Estendida sobre o chão da fictícia Vila do Meio-Dia, está a bandeira do Brasil tingida de vermelho. Assim como o símbolo nacional, os personagens do espetáculo Gota d’Água {PRETA} sangram. A peça, que é uma releitura da tragédia Gota d’Água, escrita por Chico Buarque e Paulo Pontes, em 1975, com base na Medeia, de Eurípedes, volta aos palcos reinventada.
Com novas cores, ritmos e focado nos tensionamentos sociais, de raça e de classe, o musical chega ao público enegrecido e transforma a carne negra, que antes era cortada, em navalha. As sessões em Porto Alegre serão sábado (21) e domingo (22), às 18h, no Theatro São Pedro, dentro da programação do 26º Porto Alegre em Cena.
Se nos últimos 40 anos os personagens da trama foram interpretados por artistas brancos, o diretor Jé Oliveira, atento ao texto de Chico e Pontes, que constrói os personagens como periféricos, pobres e praticantes de religião de matriz africana, traz para o enredo o elemento fundante da verdadeira tragédia brasileira: o racismo.
— A nossa tragédia tem endereço e tem cor. E essa cor é preta. Para mim, faltava o fator racial para se tornar uma tragédia brasileira de fato. Não podemos deixar de lado também como as questões de gênero, juntamente com as de classe, operam nesse sistema. Esta peça é interseccional, porque a opressão age firmada nesses três pilares — explica Oliveira, que montou o espetáculo com um elenco majoritariamente negro.
A trama faz um corte transversal nas dinâmicas vividas na favela. Joana (Juçara Marçal), mulher negra, pobre, periférica, de umbanda, mãe de dois filhos, está prestes a ser despejada do conjunto habitacional onde vive. Jasão (Jé Oliveira), seu ex-marido e sambista que galgou a fama, a trocou por Alma, negra mais jovem e de pele mais clara, filha de Creonte, homem branco dono dos imóveis da comunidade e que explora os moradores ao estipular parcelas impraticáveis na aquisição das casas.
Quando o diretor coloca no centro da narrativa o ponto de vista do negro, as relações se transformam. Uma vez racializadas, surgem novas nuanças sobre o texto. A traição de Jasão, por exemplo, vai além da troca da mulher mais pobre pela mais rica. Não se aborda somente a traição amorosa ou a de classe, de um sujeito que aspira à branquidade por meio do poder econômico.
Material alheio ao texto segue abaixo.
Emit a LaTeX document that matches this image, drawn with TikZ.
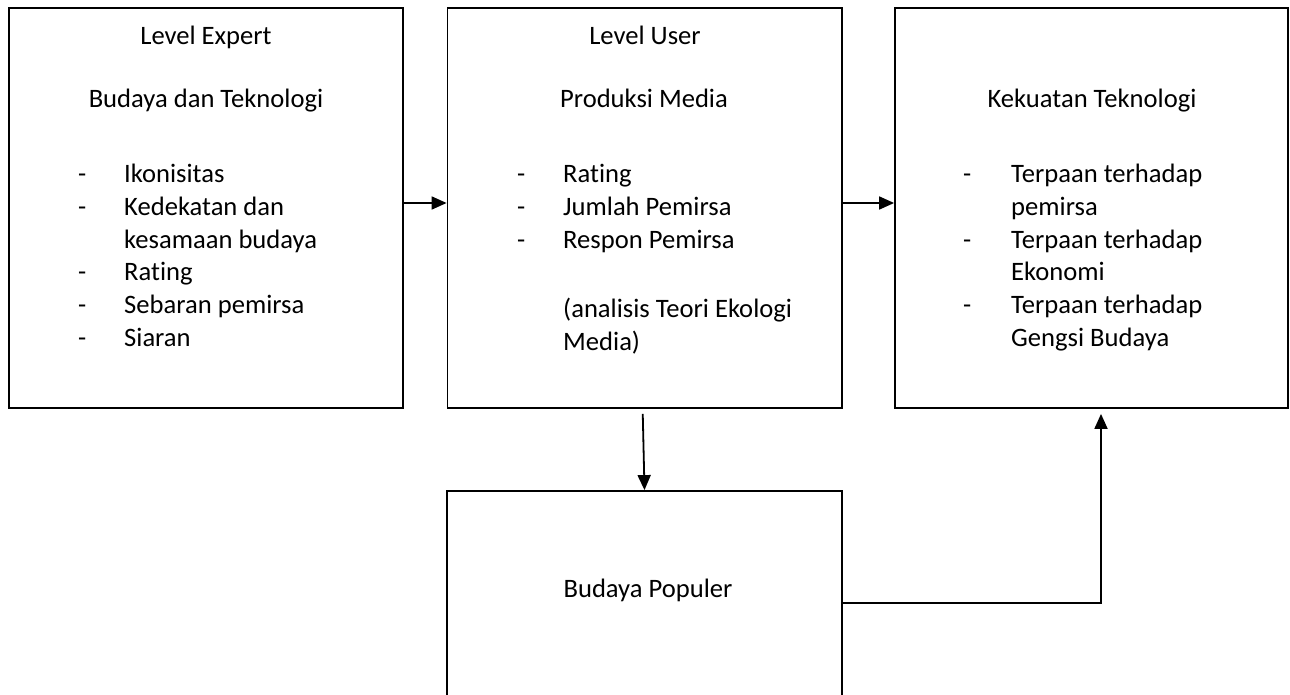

Esse ato traz consigo o imperativo de celibato forçado, da escassez de afetividade e da solidão que mulheres negras enfrentam no seu cotidiano.
Atualidade
A montagem paulista foi atravessada pela vontade de renovação na forma como a trama é mostrada, mas o que intrigou e motivou Oliveira a trazê-la de volta foram as semelhanças que o texto escrito na década de 1970 tem com o presente.
— Infelizmente, as aproximações e analogias do período em que a peça foi escrita ficam mais gritantes e evidentes atualmente. Foi oportuno voltarmos a esse texto, porque ele dá conta dos problemas de classe e de raça que vivemos. Nossa crítica ao agora, ao governo eleito, se dá pela amplificação das vozes que são invisibilizadas — pontua.
A reafirmação e a preservação da identidade negra no musical e sua modernidade passam, por sua vez, principalmente, pela audição.
O uso de instrumentos de percussão, a inserção do funkeiro MC Bin Laden em uma das músicas, os samples com canções dos Racionais MC’s, a presença do alabê (tamboreiro) na banda e o ponto de umbanda musicado por Juçara Marçal foram as ferramentas utilizadas para cravar o lugar do qual a história é contada. Todos esses elementos são misturados ao erudito que se faz presente por meio de instrumentos de corda.
A encenação, indicada este ano a melhor espetáculo e direção no prêmio da Associação Paulista de Críticos de Arte (APCA), afirma o diretor, estraçalha o espectador ao mesmo tempo em que dá fôlego para quem busca a construção de um novo amanhã por meio da mobilização:
— Buscamos ser aconchego para quem está na luta e é simpatizante de questões de raça, classe e gênero. A peça se propõe a refletir a possibilidade de organização da população, que neste momento está fragilizada e desestruturada, mas que pode se fortalecer.
"Gota d’Água {PRETA}"
Sábado (21) e domingo (22), às 18h.
Theatro São Pedro (Praça Marechal Deodoro, s/n°), em Porto Alegre.
Duração: 3h40min (com intervalo). Recomendação etária: 16 anos.
Ingressos de R$ 20 a R$ 80, à venda pelo site uhuu.com/poa-em-cena, na bilheteria oficial no Shopping Total (Av. Cristóvão Colombo, 545, 2º piso, em frente às escadas rolantes) e, havendo disponibilidade, no teatro, uma hora antes das sessões.